Does this change the end game? I don't think so. Halderman talks about some possible things like a title key-issuing oracle. Sounds like too much trouble to me. Here's how I think I might do it:
  • Put in the hard work to find some software or hardware device that I know how to recover the keys from; leak those keys, and only the one set
  • At my leisure, stock up as many other keys as I think I'm going to need
  • Wait for the script kiddies to complain that Star Trek XV won't work with my keys
  • Leak the next set
I could stock up dozens or hundreds of keys, and they are probably good for months at a time. They are good until someone releases a HD DVD that anyone cares about.

Other potential problems that I foresee popping up:
  • Maybe I flood the Internet with tons of keys. The revocation list gets large and unwieldy. Maybe discs start to fill up, maybe players take forever to parse through them.
  • I don't expect the software players to cut a key for every single user, especially if it's like current DVD player software that gets thrown in the box of every Dell computer. They don't want to cut custom CDs, and I assume these keys are all too long to type in from a printed label. On the contrary, the Internet would work fine for some soft of "activation" scheme which gets you a key set right then and there. The problem with that is that you now have a website that essentially cuts keys for you at will, and they have their CA private key stored somewhere where it could get stolen.

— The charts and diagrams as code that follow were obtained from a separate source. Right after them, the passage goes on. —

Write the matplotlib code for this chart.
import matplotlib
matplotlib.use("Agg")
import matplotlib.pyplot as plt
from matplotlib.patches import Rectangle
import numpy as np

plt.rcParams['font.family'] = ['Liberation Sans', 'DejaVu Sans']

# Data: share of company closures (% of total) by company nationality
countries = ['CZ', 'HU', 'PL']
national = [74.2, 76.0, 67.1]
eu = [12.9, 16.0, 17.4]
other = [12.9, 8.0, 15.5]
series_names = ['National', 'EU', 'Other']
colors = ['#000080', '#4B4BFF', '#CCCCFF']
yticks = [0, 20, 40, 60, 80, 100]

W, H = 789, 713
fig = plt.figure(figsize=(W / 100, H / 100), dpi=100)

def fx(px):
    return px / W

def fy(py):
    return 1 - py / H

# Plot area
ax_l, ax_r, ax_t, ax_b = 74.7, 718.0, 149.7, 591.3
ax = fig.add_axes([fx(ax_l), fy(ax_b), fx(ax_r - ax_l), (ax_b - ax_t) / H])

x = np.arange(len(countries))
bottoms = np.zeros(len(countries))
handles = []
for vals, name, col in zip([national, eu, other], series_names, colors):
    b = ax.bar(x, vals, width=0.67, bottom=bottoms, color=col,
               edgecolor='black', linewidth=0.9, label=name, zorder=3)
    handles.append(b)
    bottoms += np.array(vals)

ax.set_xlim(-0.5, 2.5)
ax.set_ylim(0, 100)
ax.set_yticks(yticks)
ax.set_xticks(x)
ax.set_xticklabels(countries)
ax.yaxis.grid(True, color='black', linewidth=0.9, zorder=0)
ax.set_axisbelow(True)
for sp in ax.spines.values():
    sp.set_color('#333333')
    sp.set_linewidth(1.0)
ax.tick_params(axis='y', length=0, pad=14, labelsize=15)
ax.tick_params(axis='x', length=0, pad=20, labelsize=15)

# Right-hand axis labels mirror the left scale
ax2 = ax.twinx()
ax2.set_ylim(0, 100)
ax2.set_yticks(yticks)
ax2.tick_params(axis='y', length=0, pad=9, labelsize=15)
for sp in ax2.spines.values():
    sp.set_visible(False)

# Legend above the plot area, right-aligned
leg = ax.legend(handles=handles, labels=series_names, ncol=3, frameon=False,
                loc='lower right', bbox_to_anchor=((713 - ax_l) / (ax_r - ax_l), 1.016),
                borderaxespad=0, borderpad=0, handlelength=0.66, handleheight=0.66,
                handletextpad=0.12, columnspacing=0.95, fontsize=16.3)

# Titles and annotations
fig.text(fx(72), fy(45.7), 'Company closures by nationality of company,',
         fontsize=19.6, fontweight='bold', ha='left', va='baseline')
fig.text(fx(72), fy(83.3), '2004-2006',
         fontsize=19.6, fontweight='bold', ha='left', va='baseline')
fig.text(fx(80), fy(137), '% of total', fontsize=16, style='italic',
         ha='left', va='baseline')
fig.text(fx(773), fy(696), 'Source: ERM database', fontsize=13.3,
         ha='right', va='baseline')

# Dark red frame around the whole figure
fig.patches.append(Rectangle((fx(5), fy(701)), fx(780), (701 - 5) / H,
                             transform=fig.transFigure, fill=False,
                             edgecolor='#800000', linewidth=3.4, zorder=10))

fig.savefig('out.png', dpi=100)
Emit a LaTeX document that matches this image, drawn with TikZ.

  • I don't expect every Taiwanese hardware manufacturer to do what they are supposed to, and they will reuse player keys
  • Someone could leak or steal a CA keyset
  • There might be a crypto break like with CSS
  • And last but not least, how about I keep my keys to myself, and just release the decrypted movies?
(And as a disclaimer, I remind people that why I say "I" here, I'm writing from the point of view of a resourceful attacker. As a further disclaimer and future excuse, I still haven't read the AACS spec yet. I guess I need to get on that now.)